因为短期内进行第二次麻醉,虽然是不得已而为之,对动物身体可能也会造成不利影响,他在给药上非常谨慎。当他最后调试好,问志愿者拿过麻醉枪时,被麻醉枪打过好几次的王子一下子警觉起来。两只耳朵从毛茸茸的大围脖上方竖了起来,一直在摆动的尾巴也停住了,眼睛紧紧盯着枪口。
如果不是图玛尼坐在边上,大家都不怀疑它肯定已经夺路而逃了。
兽医举起麻醉枪。
王子站了起来。
一个巨大的巴掌糊到了它脸上。
王子又坐了下去。
“唉。”赵博士又叹气了,”好好的你打他干什么,你看看后面母狮子都在看的,小狮子也在看的,干什么一直打它,不就是个麻醉吗,跑了不也一样麻。“
图玛尼吼了一声。
白狮子委屈巴巴地抱着前爪,粗壮的尾巴绕着身体盘起来,好像要把自己团成一个团子。
第26章
医疗队在西岸领地辛苦工作了一段时间。
他们利用这段时间拉扯追踪着狮群,不仅给大多数狮子打了疫苗,还给曾接受过救助的狮子进行了复查。整个领地没接种的只有在哺乳期的苏丽和其他两头怀孕母狮,因为兽医怕药物对幼崽产生潜在的不利影响。
几天后,医疗组终于可以在营地享受一个安逸的清晨,而项目组则又踏上了归国的班机。主播阿尔伯特将剪辑好的节目放到官方账号里,并邀请许多狮子专家做联动。没过多久,这条视频就突破了百万点击,朝千万狂飙而去。
对很多大猫迷来说,这是《勇气》之后能磕到的第一口粮;而对偶然间点进视频的观众而言,他们也很容易地就被西岸狮群吸引了注意力,个个都看得津津有味。
从古至今,由西到东,在人类文明史上,许多动物都被认为是有灵的。古埃及的许多神明都带有一种或几种动物的特征,中国古代亦有关于仙鹤、虎、龟等祥瑞之兽的说法,即使生活在当今社会,黑猫、黑狗、白色驼鹿等动物仍然被认为有着传说般的神秘意味。
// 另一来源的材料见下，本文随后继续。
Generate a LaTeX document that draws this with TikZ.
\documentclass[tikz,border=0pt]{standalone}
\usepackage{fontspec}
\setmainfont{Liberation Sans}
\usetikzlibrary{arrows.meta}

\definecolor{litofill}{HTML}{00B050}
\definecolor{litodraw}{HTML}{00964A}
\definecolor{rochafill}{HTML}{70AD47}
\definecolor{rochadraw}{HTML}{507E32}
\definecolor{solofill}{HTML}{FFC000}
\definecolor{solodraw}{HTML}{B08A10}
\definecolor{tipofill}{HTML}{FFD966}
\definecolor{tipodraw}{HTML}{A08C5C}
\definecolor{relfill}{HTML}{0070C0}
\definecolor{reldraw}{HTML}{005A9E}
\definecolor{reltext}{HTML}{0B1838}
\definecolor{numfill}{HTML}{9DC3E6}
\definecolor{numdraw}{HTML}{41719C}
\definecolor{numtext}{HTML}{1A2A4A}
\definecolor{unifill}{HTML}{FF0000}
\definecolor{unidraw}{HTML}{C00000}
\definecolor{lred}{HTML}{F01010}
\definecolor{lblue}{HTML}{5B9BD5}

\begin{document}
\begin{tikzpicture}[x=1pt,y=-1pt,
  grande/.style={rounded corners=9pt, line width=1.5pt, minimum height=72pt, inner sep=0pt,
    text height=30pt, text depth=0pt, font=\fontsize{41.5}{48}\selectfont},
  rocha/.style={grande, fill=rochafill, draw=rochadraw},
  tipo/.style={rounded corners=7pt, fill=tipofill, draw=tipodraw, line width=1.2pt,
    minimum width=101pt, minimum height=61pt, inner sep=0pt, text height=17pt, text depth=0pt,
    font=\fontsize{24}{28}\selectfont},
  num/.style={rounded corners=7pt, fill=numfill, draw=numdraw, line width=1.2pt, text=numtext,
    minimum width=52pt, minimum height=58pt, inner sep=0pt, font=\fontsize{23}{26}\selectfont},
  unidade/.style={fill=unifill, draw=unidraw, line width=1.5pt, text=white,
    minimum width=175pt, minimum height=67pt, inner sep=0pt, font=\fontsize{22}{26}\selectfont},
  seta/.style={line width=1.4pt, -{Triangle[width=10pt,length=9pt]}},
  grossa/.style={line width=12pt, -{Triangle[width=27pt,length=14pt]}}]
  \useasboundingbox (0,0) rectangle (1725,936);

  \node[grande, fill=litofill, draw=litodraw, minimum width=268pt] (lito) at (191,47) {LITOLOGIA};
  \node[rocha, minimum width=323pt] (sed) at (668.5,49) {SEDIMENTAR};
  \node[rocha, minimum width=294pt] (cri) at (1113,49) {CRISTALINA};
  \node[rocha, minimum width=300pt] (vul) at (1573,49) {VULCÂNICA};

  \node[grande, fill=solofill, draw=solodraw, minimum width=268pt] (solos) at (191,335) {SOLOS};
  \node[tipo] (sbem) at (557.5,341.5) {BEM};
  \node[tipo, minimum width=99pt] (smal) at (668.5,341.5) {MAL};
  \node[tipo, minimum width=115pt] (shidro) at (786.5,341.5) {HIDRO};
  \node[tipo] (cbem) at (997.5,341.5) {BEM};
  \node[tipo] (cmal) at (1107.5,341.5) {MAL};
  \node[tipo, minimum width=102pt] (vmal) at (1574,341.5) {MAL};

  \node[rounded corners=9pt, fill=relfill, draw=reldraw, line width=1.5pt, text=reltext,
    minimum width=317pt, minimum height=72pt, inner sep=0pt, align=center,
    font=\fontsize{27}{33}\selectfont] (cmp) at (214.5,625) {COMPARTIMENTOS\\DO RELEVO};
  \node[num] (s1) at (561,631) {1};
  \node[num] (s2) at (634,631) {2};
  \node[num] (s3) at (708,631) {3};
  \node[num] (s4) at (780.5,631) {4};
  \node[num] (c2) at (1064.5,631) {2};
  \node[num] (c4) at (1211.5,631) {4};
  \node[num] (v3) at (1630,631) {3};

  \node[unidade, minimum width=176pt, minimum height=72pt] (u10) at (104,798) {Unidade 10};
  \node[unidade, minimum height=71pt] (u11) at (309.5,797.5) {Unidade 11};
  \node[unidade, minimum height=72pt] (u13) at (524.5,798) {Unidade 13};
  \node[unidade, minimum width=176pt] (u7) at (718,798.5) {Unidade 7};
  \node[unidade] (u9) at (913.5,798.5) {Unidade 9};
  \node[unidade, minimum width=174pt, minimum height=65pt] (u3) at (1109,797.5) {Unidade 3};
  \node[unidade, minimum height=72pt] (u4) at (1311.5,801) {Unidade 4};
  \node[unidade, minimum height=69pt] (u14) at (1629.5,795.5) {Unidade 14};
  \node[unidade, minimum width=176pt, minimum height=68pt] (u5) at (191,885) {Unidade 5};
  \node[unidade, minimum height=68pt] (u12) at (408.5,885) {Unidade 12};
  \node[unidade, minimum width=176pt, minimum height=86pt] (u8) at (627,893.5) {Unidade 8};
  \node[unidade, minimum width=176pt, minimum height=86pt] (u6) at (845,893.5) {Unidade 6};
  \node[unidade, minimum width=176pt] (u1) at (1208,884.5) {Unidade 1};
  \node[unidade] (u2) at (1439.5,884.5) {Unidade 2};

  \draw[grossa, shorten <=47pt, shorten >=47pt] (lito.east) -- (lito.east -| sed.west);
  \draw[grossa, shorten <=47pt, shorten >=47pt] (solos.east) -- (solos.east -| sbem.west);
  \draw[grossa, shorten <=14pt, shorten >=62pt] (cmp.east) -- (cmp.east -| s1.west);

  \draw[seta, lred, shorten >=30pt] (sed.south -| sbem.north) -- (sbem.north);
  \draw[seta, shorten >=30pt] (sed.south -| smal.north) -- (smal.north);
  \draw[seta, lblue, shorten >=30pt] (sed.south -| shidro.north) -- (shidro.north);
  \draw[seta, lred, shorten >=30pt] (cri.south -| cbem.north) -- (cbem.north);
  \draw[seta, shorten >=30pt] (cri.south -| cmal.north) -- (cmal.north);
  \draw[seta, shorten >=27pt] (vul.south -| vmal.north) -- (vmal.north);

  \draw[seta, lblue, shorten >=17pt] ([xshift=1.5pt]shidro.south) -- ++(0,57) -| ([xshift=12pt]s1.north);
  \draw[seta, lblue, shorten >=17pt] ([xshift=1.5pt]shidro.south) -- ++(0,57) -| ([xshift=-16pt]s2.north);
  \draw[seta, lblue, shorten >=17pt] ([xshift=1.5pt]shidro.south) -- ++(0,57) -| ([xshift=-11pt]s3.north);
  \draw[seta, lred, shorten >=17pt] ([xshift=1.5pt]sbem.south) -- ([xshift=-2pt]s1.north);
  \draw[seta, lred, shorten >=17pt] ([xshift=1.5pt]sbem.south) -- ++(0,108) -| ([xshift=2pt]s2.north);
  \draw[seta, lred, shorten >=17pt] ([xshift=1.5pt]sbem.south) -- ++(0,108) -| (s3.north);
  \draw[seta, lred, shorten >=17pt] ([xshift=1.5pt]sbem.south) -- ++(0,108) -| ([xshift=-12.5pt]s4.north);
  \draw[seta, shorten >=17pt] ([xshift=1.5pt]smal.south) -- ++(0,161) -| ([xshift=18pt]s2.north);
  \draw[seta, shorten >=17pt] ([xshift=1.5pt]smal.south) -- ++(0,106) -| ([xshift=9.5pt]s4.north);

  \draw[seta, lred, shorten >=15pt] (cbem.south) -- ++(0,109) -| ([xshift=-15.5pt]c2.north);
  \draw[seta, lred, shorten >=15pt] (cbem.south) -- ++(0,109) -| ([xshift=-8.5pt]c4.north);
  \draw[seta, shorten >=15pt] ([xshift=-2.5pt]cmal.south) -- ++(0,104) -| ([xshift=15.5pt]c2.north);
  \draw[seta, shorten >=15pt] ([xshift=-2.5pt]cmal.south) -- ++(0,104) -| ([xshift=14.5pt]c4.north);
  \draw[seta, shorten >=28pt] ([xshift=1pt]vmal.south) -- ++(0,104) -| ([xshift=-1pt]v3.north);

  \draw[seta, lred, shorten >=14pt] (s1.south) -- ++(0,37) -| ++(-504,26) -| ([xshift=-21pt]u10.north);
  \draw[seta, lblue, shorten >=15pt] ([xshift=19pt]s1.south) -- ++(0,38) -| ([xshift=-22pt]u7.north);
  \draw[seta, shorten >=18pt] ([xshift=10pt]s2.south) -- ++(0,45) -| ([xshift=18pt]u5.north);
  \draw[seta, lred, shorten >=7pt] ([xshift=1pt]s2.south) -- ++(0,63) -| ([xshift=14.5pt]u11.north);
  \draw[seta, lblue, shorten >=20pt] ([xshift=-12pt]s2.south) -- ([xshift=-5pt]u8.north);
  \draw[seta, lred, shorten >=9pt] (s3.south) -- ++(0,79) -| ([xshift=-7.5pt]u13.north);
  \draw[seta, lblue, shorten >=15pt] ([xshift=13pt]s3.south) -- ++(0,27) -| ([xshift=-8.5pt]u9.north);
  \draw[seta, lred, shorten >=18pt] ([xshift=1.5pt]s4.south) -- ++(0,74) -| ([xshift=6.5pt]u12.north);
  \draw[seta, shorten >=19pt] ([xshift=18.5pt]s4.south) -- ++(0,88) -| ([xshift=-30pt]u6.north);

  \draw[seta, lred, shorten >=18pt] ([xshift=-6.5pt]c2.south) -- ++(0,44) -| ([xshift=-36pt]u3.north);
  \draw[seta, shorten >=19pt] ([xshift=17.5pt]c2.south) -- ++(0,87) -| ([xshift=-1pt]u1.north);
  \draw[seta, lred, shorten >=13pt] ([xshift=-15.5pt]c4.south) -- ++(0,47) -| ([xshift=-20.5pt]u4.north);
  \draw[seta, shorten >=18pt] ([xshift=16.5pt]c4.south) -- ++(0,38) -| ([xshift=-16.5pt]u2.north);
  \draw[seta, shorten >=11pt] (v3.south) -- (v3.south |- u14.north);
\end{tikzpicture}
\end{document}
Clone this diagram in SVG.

人们在讨论爱猫爱犬时,总说它们“非常通人性”,“好像能听懂人话”,“会主动给予安慰和关心”,而当饲养的宠物发生不测时,许多人会悲伤地说,“再也找不到像它一样懂我的存在了”。
这里的人性所指的从来不是人性化的行为,而是一种情感上的共通共鸣,一种同理心。